### Exercise task
Reproduce the lines exactly, beginning with the line that has "Recreate this image" and ending with the line that has "0.109, 0.120, 0.140, 0.160, 0.181, 0.202];". Images are left out.

### Provided material

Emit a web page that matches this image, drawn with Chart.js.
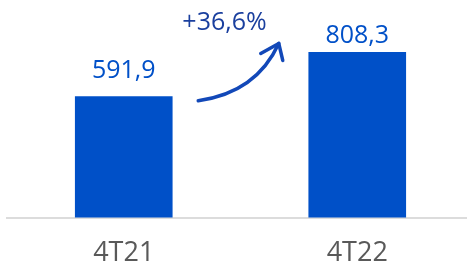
<!DOCTYPE html>
<html>
<head>
<meta charset="utf-8">
<script src="https://cdn.jsdelivr.net/npm/chart.js@4.4.0/dist/chart.umd.min.js"></script>
<style>
  html, body { margin: 0; padding: 0; background: #fff; overflow: hidden; }
  #wrap { width: 474px; height: 290px; position: relative; }
</style>
</head>
<body>
<div id="wrap"><canvas id="grafico"></canvas></div>
<script>
var periodos = ['4T21', '4T22'];
var valores = [591.9, 808.3];
var etiquetas = ['591,9', '808,3'];
var variacion = '+36,6%';

var azul = '#0050c8';

// etiquetas de valor encima de cada barra
var pluginValores = {
    id: 'valores',
    afterDatasetsDraw: function (chart) {
        var ctx = chart.ctx;
        var meta = chart.getDatasetMeta(0);
        var separacion = [19, 9];
        ctx.save();
        ctx.fillStyle = azul;
        ctx.font = '25px "Open Sans", sans-serif';
        ctx.textAlign = 'center';
        ctx.textBaseline = 'alphabetic';
        meta.data.forEach(function (bar, i) {
            ctx.fillText(etiquetas[i], bar.x, bar.y - separacion[i]);
        });
        ctx.restore();
    }
};

// flecha curva con el porcentaje de variación
var pluginFlecha = {
    id: 'flecha',
    afterDatasetsDraw: function (chart) {
        var ctx = chart.ctx;
        var meta = chart.getDatasetMeta(0);
        var b1 = meta.data[0], b2 = meta.data[1];
        var w = b1.width;
        var x0 = b1.x + w / 2 + 26, y0 = b1.y + 4;
        var x1 = b2.x - w / 2 - 30, y1 = b2.y - 9;
        var cx = x0 + (x1 - x0) * 0.72, cy = y0 - 8;
        ctx.save();
        ctx.strokeStyle = '#1248b8';
        ctx.lineWidth = 3.5;
        ctx.lineCap = 'round';
        ctx.lineJoin = 'round';
        ctx.beginPath();
        ctx.moveTo(x0, y0);
        ctx.quadraticCurveTo(cx, cy, x1, y1);
        ctx.stroke();
        ctx.beginPath();
        ctx.moveTo(x1 - 18, y1 + 10);
        ctx.lineTo(x1, y1);
        ctx.lineTo(x1 + 4, y1 + 17);
        ctx.stroke();

        ctx.fillStyle = '#1a3f9e';
        ctx.font = '25px "Open Sans", sans-serif';
        ctx.textAlign = 'center';
        ctx.textBaseline = 'alphabetic';
        ctx.fillText(variacion, (x0 + x1) / 2 - 14, 30);
        ctx.restore();
    }
};

new Chart(document.getElementById('grafico'), {
    type: 'bar',
    data: {
        labels: periodos,
        datasets: [{
            data: valores,
            backgroundColor: azul,
            barThickness: 97,
            borderWidth: 0
        }]
    },
    options: {
        responsive: true,
        maintainAspectRatio: false,
        animation: false,
        layout: { padding: { left: 7, right: 0, top: 0, bottom: 0 } },
        plugins: { legend: { display: false }, tooltip: { enabled: false } },
        scales: {
            x: {
                grid: { display: false, drawTicks: false },
                border: { display: true, color: '#dcdcdc', width: 2 },
                ticks: {
                    color: '#595959',
                    font: { family: '"Open Sans", sans-serif', size: 27 },
                    padding: 20
                }
            },
            y: {
                display: false,
                min: 0,
                max: 1065
            }
        }
    },
    plugins: [pluginValores, pluginFlecha]
});
</script>
</body>
</html>
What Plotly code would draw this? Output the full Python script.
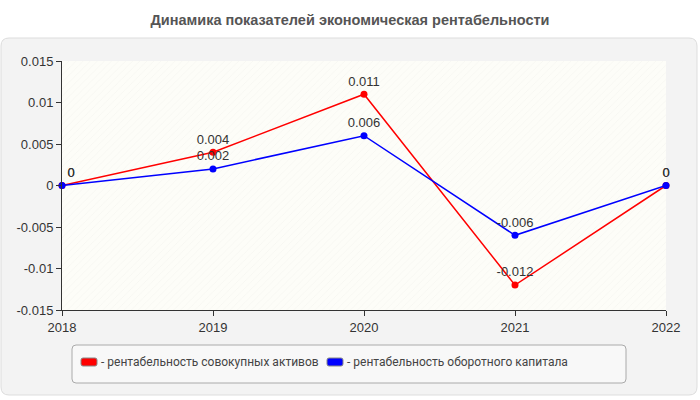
import plotly.graph_objects as go

years = [2018, 2019, 2020, 2021, 2022]
assets = [0, 0.004, 0.011, -0.012, 0]
working = [0, 0.002, 0.006, -0.006, 0]
assets_labels = ["0", "0.004", "0.011", "-0.012", "0"]
working_labels = ["0", "0.002", "0.006", "-0.006", "0"]
name_assets = "- рентабельность совокупных активов"
name_working = "- рентабельность оборотного капитала"
title = "Динамика показателей экономическая рентабельности"
y_ticks = [-0.015, -0.01, -0.005, 0, 0.005, 0.01, 0.015]

L, R, T, B = 62, 34, 61, 90
W, H = 700, 400
pw, ph = W - L - R, H - T - B


def px(x):
    return (x - L) / pw


def py(y):
    return (H - B - y) / ph


def rounded(x0, y0, x1, y1, r):
    # pixel coords -> paper path
    rx, ry = r / pw, r / ph
    a0, a1 = px(x0), px(x1)
    b0, b1 = py(y1), py(y0)  # bottom, top
    return (f"M{a0+rx},{b1} L{a1-rx},{b1} Q{a1},{b1} {a1},{b1-ry} "
            f"L{a1},{b0+ry} Q{a1},{b0} {a1-rx},{b0} L{a0+rx},{b0} "
            f"Q{a0},{b0} {a0},{b0+ry} L{a0},{b1-ry} Q{a0},{b1} {a0+rx},{b1} Z")


fig = go.Figure()

# hatched plot background
fig.add_trace(go.Scatter(
    x=[years[0], years[-1], years[-1], years[0], years[0]],
    y=[y_ticks[0], y_ticks[0], y_ticks[-1], y_ticks[-1], y_ticks[0]],
    mode="none", fill="toself", fillcolor="rgba(0,0,0,0)",
    fillpattern=dict(shape="/", fgcolor="#eeeeea", bgcolor="#fdfdf8", size=5, solidity=0.15),
    hoverinfo="skip", showlegend=False))

fig.add_trace(go.Scatter(
    x=years, y=assets, mode="lines+markers+text", name=name_assets,
    line=dict(color="#ff0000", width=1.5), marker=dict(color="#ff0000", size=7),
    text=assets_labels,
    textposition=["top right", "top center", "top center", "top center", "top center"],
    textfont=dict(size=13, color="#333333", family="Arial"),
    cliponaxis=False, showlegend=False))

fig.add_trace(go.Scatter(
    x=years, y=working, mode="lines+markers+text", name=name_working,
    line=dict(color="#0000ff", width=1.5), marker=dict(color="#0000ff", size=7),
    text=working_labels,
    textposition=["top right", "top center", "top center", "top center", "top center"],
    textfont=dict(size=13, color="#333333", family="Arial"),
    cliponaxis=False, showlegend=False))

shapes = [
    dict(type="path", xref="paper", yref="paper", layer="below",
         path=rounded(1, 38, 697, 395, 8),
         fillcolor="#f3f3f3", line=dict(color="#dddddd", width=1)),
    dict(type="path", xref="paper", yref="paper", layer="above",
         path=rounded(72, 345, 626, 383, 4),
         fillcolor="#f8f8f8", line=dict(color="#aaaaaa", width=1)),
    dict(type="path", xref="paper", yref="paper", layer="above",
         path=rounded(81, 358, 97, 366, 2),
         fillcolor="#ff0000", line=dict(color="#888888", width=1)),
    dict(type="path", xref="paper", yref="paper", layer="above",
         path=rounded(327, 358, 343, 366, 2),
         fillcolor="#0000ff", line=dict(color="#888888", width=1)),
]

annotations = [
    dict(text=name_assets, xref="paper", yref="paper", x=px(99), y=py(362),
         xanchor="left", yanchor="middle", showarrow=False,
         font=dict(size=12, color="#444444", family="Roboto")),
    dict(text=name_working, xref="paper", yref="paper", x=px(345), y=py(362),
         xanchor="left", yanchor="middle", showarrow=False,
         font=dict(size=12, color="#444444", family="Roboto")),
]

fig.update_layout(
    width=W, height=H,
    margin=dict(l=L, r=R, t=T, b=B),
    paper_bgcolor="#ffffff", plot_bgcolor="#fdfdf8",
    title=dict(text="<b>" + title + "</b>", x=0.5, xref="container", xanchor="center",
               y=1 - 20 / H, yref="container", yanchor="middle",
               font=dict(size=14.5, color="#555555", family="Arial")),
    shapes=shapes, annotations=annotations,
    font=dict(family="Arial", size=13, color="#333333"),
    xaxis=dict(range=[years[0], years[-1]], tickvals=years, ticktext=[str(y) for y in years],
               showline=True, linecolor="#333333", linewidth=1,
               ticks="outside", ticklen=5, tickcolor="#333333",
               showgrid=True, gridcolor="#dddddd", griddash="dash", gridwidth=1,
               zeroline=False, tickfont=dict(size=13, color="#333333")),
    yaxis=dict(range=[y_ticks[0], y_ticks[-1]], tickvals=y_ticks,
               ticktext=["-0.015", "-0.01", "-0.005", "0", "0.005", "0.01", "0.015"],
               showline=True, linecolor="#333333", linewidth=1,
               ticks="outside", ticklen=5, tickcolor="#333333",
               showgrid=True, gridcolor="#dddddd", griddash="dash", gridwidth=1,
               zeroline=False, tickfont=dict(size=13, color="#333333")),
)

fig.write_html("out.html")
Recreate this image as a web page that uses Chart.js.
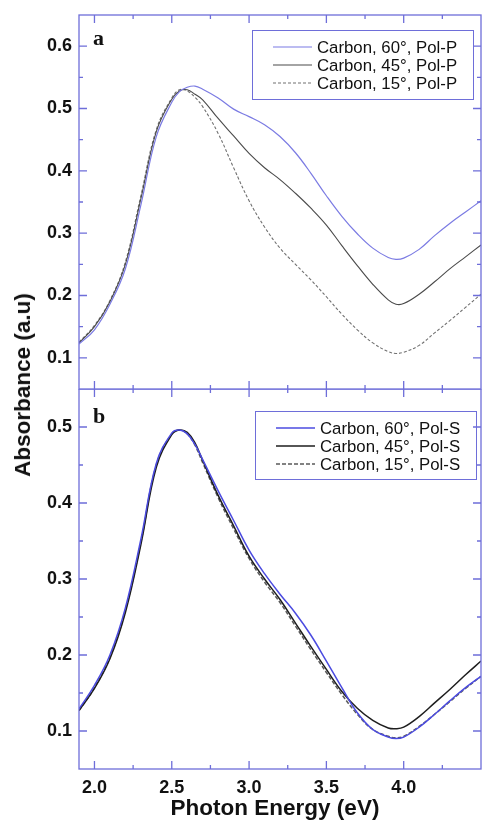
<!DOCTYPE html>
<html>
<head>
<meta charset="utf-8">
<script src="https://cdn.jsdelivr.net/npm/chart.js@4"></script>
<style>
  body { margin: 0; background: #fff; }
  #wrap { position: relative; width: 483px; height: 821px; overflow: hidden;
          font-family: Arial, "Liberation Sans", sans-serif; }
  canvas { position: absolute; left: 0; }
  #cA { top: 0; }
  #cB { top: 389px; }
  .ttl { position: absolute; font-weight: bold; font-size: 22.5px; color: #111;
         white-space: nowrap; transform: translate(-50%, -50%); }
  #ytitle { left: 23px; top: 385px; transform: translate(-50%, -50%) rotate(-90deg); }
  #xtitle { left: 275px; top: 808px; }
</style>
</head>
<body>
<div id="wrap">
  <canvas id="cA" width="483" height="390"></canvas>
  <canvas id="cB" width="483" height="432"></canvas>
  <div class="ttl" id="ytitle">Absorbance (a.u)</div>
  <div class="ttl" id="xtitle">Photon Energy (eV)</div>
</div>
<script>
// ── Daten ───────────────────────────────────────────────────────────────────
const ENERGY = [1.9, 2.0, 2.1, 2.2, 2.3, 2.4, 2.5, 2.55, 2.6, 2.65, 2.7, 2.8, 2.9, 3.0,
                3.1, 3.2, 3.3, 3.4, 3.5, 3.6, 3.7, 3.8, 3.9, 3.95, 4.0, 4.1, 4.2, 4.3, 4.4, 4.5];

// Panel a: Pol-P
const P60 = [0.122, 0.145, 0.186, 0.243, 0.345, 0.455, 0.510, 0.527, 0.534, 0.536, 0.531, 0.517,
             0.499, 0.487, 0.474, 0.455, 0.429, 0.396, 0.360, 0.327, 0.299, 0.276, 0.261, 0.258,
             0.260, 0.274, 0.296, 0.316, 0.334, 0.352];
const P45 = [0.124, 0.150, 0.190, 0.250, 0.355, 0.463, 0.515, 0.528, 0.530, 0.523, 0.514, 0.484,
             0.456, 0.428, 0.405, 0.386, 0.364, 0.340, 0.313, 0.280, 0.248, 0.218, 0.193, 0.186,
             0.187, 0.202, 0.222, 0.243, 0.262, 0.281];
const P15 = [0.125, 0.152, 0.192, 0.254, 0.360, 0.466, 0.517, 0.530, 0.528, 0.518, 0.503, 0.460,
             0.405, 0.352, 0.310, 0.276, 0.250, 0.225, 0.198, 0.170, 0.145, 0.124, 0.110, 0.107,
             0.109, 0.120, 0.140, 0.160, 0.181, 0.202];

// Panel b: Pol-S
const S60 = [0.129, 0.160, 0.200, 0.262, 0.352, 0.452, 0.492, 0.496, 0.491, 0.477, 0.457, 0.416,
             0.377, 0.338, 0.307, 0.280, 0.255, 0.226, 0.192, 0.157, 0.124, 0.102, 0.092, 0.090,
             0.092, 0.105, 0.122, 0.140, 0.157, 0.172];
const S45 = [0.127, 0.156, 0.195, 0.256, 0.345, 0.447, 0.490, 0.496, 0.493, 0.479, 0.456, 0.410,
             0.370, 0.330, 0.300, 0.273, 0.242, 0.211, 0.181, 0.152, 0.130, 0.114, 0.104, 0.103,
             0.105, 0.119, 0.137, 0.155, 0.174, 0.192];
const S15 = [0.127, 0.157, 0.197, 0.259, 0.348, 0.450, 0.491, 0.496, 0.491, 0.476, 0.453, 0.407,
             0.366, 0.327, 0.296, 0.269, 0.238, 0.207, 0.177, 0.148, 0.122, 0.102, 0.093, 0.091,
             0.093, 0.106, 0.122, 0.139, 0.156, 0.172];

const LABELS_P = ['Carbon, 60°, Pol-P', 'Carbon, 45°, Pol-P', 'Carbon, 15°, Pol-P'];
const LABELS_S = ['Carbon, 60°, Pol-S', 'Carbon, 45°, Pol-S', 'Carbon, 15°, Pol-S'];

const X_MAJOR = [2.0, 2.5, 3.0, 3.5, 4.0];
const X_MINOR = [2.25, 2.75, 3.25, 3.75, 4.25];
const YA_MAJOR = [0.1, 0.2, 0.3, 0.4, 0.5, 0.6];
const YA_MINOR = [0.15, 0.25, 0.35, 0.45, 0.55];
const YB_MAJOR = [0.1, 0.2, 0.3, 0.4, 0.5];
const YB_MINOR = [0.15, 0.25, 0.35, 0.45];

// ── Stil ────────────────────────────────────────────────────────────────────
const FRAME = '#6e6ed9';
const TICKFONT = { family: 'Arial, "Liberation Sans", sans-serif', size: 18, weight: 'bold' };
Chart.defaults.font.family = 'Arial, "Liberation Sans", sans-serif';

const pts = ys => ENERGY.map((x, i) => ({ x, y: ys[i] }));

// Rahmen, Ticks nach innen, Legende im Kasten und Panel-Buchstabe.
const framePlugin = {
  id: 'frame',
  afterDraw(ch, args, o) {
    const { ctx, chartArea: a, scales: { x, y } } = ch;
    ctx.save();
    ctx.strokeStyle = FRAME;
    ctx.lineWidth = 1.3;
    ctx.strokeRect(a.left, a.top, a.right - a.left, a.bottom - a.top);
    const xt = (v, len) => {
      const px = x.getPixelForValue(v);
      ctx.beginPath();
      ctx.moveTo(px, a.bottom); ctx.lineTo(px, a.bottom - len);
      ctx.moveTo(px, a.top); ctx.lineTo(px, a.top + len);
      ctx.stroke();
    };
    const yt = (v, len) => {
      const py = y.getPixelForValue(v);
      ctx.beginPath();
      ctx.moveTo(a.left, py); ctx.lineTo(a.left + len, py);
      ctx.moveTo(a.right, py); ctx.lineTo(a.right - len, py);
      ctx.stroke();
    };
    X_MAJOR.forEach(v => xt(v, 8));
    X_MINOR.forEach(v => xt(v, 4));
    o.yMajor.forEach(v => yt(v, 8));
    o.yMinor.forEach(v => yt(v, 4));

    // Legende
    const L = o.legend;
    const bx = a.left + L.dx, by = a.top + L.dy;
    ctx.lineWidth = 1;
    ctx.strokeRect(bx + .5, by + .5, L.w, L.h);
    ctx.font = '16.8px Arial, "Liberation Sans", sans-serif';
    ctx.textBaseline = 'middle';
    ctx.fillStyle = '#111';
    ch.data.datasets.forEach((ds, i) => {
      const ry = by + 17 + i * 18;
      ctx.save();
      ctx.strokeStyle = ds.borderColor;
      ctx.lineWidth = ds.borderWidth;
      ctx.setLineDash(ds.borderDash || []);
      ctx.beginPath();
      ctx.moveTo(bx + 21, ry); ctx.lineTo(bx + 60, ry);
      ctx.stroke();
      ctx.restore();
      ctx.fillText(ds.label, bx + 65, ry + 1);
    });

    ctx.font = 'bold 22px "Liberation Serif", "Times New Roman", serif';
    ctx.textBaseline = 'alphabetic';
    ctx.fillText(o.letter, a.left + 14, a.top + o.letterY);
    ctx.restore();
  },
};

function makeChart(id, series, labels, styles, yMin, yMax, yMajor, yMinor, bottom, opts) {
  return new Chart(document.getElementById(id), {
    type: 'line',
    data: {
      datasets: series.map((s, i) => ({
        label: labels[i], data: pts(s),
        borderColor: styles[i].color, borderWidth: styles[i].width,
        borderDash: styles[i].dash, pointRadius: 0, fill: false, tension: 0.4,
      })),
    },
    options: {
      responsive: false, animation: false, devicePixelRatio: 1,
      layout: { padding: opts.padding },
      events: [],
      scales: {
        x: {
          type: 'linear', min: 1.9, max: 4.5, display: bottom,
          grid: { display: false, drawTicks: false }, border: { display: false },
          afterBuildTicks: s => { s.ticks = X_MAJOR.map(value => ({ value })); },
          // Nur das untere Panel hat eine sichtbare x-Achse.
          afterFit: s => { s.height = bottom ? 52 : 0; },
          ticks: { color: '#111', font: TICKFONT, padding: 8, autoSkip: false, maxRotation: 0,
                   callback: v => v.toFixed(1) },
        },
        y: {
          type: 'linear', min: yMin, max: yMax,
          grid: { display: false, drawTicks: false }, border: { display: false },
          afterBuildTicks: s => { s.ticks = yMajor.map(value => ({ value })); },
          // Feste Breite; kein Label-Ueberhang, sonst schrumpft die Plotflaeche.
          afterFit: s => { s.width = 79; s.paddingTop = 0; s.paddingBottom = 0; },
          ticks: { color: '#111', font: TICKFONT, padding: 7, callback: v => v.toFixed(1) },
        },
      },
      plugins: {
        legend: { display: false }, tooltip: { enabled: false },
        frame: { yMajor, yMinor, legend: opts.legend, letter: opts.letter, letterY: opts.letterY },
      },
    },
    plugins: [framePlugin],
  });
}

makeChart('cA', [P60, P45, P15], LABELS_P, [
  { color: '#7b7be3', width: 1.2 },
  { color: '#4a4a4a', width: 1.1 },
  { color: '#707070', width: 1.1, dash: [3, 2] },
], 0.05, 0.65, YA_MAJOR, YA_MINOR, false,
  { padding: { top: 15, bottom: 1, right: 2 }, letter: 'a', letterY: 30,
    legend: { dx: 173, dy: 15, w: 221, h: 69 } });

makeChart('cB', [S60, S45, S15], LABELS_S, [
  { color: '#4b4be0', width: 1.5 },
  { color: '#1e1e1e', width: 1.5 },
  { color: '#5a5a5a', width: 1.5, dash: [4, 2] },
], 0.05, 0.55, YB_MAJOR, YB_MINOR, true,
  { padding: { top: 0, bottom: 0, right: 2 }, letter: 'b', letterY: 34,
    legend: { dx: 176, dy: 22, w: 221, h: 68 } });
</script>
</body>
</html>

### Written response
Recreate this image as a web page that uses Chart.js.
<!DOCTYPE html>
<html>
<head>
<meta charset="utf-8">
<script src="https://cdn.jsdelivr.net/npm/chart.js@4"></script>
<style>
  body { margin: 0; background: #fff; }
  #wrap { position: relative; width: 483px; height: 821px; overflow: hidden;
          font-family: Arial, "Liberation Sans", sans-serif; }
  canvas { position: absolute; left: 0; }
  #cA { top: 0; }
  #cB { top: 389px; }
  .ttl { position: absolute; font-weight: bold; font-size: 22.5px; color: #111;
         white-space: nowrap; transform: translate(-50%, -50%); }
  #ytitle { left: 23px; top: 385px; transform: translate(-50%, -50%) rotate(-90deg); }
  #xtitle { left: 275px; top: 808px; }
</style>
</head>
<body>
<div id="wrap">
  <canvas id="cA" width="483" height="390"></canvas>
  <canvas id="cB" width="483" height="432"></canvas>
  <div class="ttl" id="ytitle">Absorbance (a.u)</div>
  <div class="ttl" id="xtitle">Photon Energy (eV)</div>
</div>
<script>
// ── Daten ───────────────────────────────────────────────────────────────────
const ENERGY = [1.9, 2.0, 2.1, 2.2, 2.3, 2.4, 2.5, 2.55, 2.6, 2.65, 2.7, 2.8, 2.9, 3.0,
                3.1, 3.2, 3.3, 3.4, 3.5, 3.6, 3.7, 3.8, 3.9, 3.95, 4.0, 4.1, 4.2, 4.3, 4.4, 4.5];

// Panel a: Pol-P
const P60 = [0.122, 0.145, 0.186, 0.243, 0.345, 0.455, 0.510, 0.527, 0.534, 0.536, 0.531, 0.517,
             0.499, 0.487, 0.474, 0.455, 0.429, 0.396, 0.360, 0.327, 0.299, 0.276, 0.261, 0.258,
             0.260, 0.274, 0.296, 0.316, 0.334, 0.352];
const P45 = [0.124, 0.150, 0.190, 0.250, 0.355, 0.463, 0.515, 0.528, 0.530, 0.523, 0.514, 0.484,
             0.456, 0.428, 0.405, 0.386, 0.364, 0.340, 0.313, 0.280, 0.248, 0.218, 0.193, 0.186,
             0.187, 0.202, 0.222, 0.243, 0.262, 0.281];
const P15 = [0.125, 0.152, 0.192, 0.254, 0.360, 0.466, 0.517, 0.530, 0.528, 0.518, 0.503, 0.460,
             0.405, 0.352, 0.310, 0.276, 0.250, 0.225, 0.198, 0.170, 0.145, 0.124, 0.110, 0.107,
             0.109, 0.120, 0.140, 0.160, 0.181, 0.202];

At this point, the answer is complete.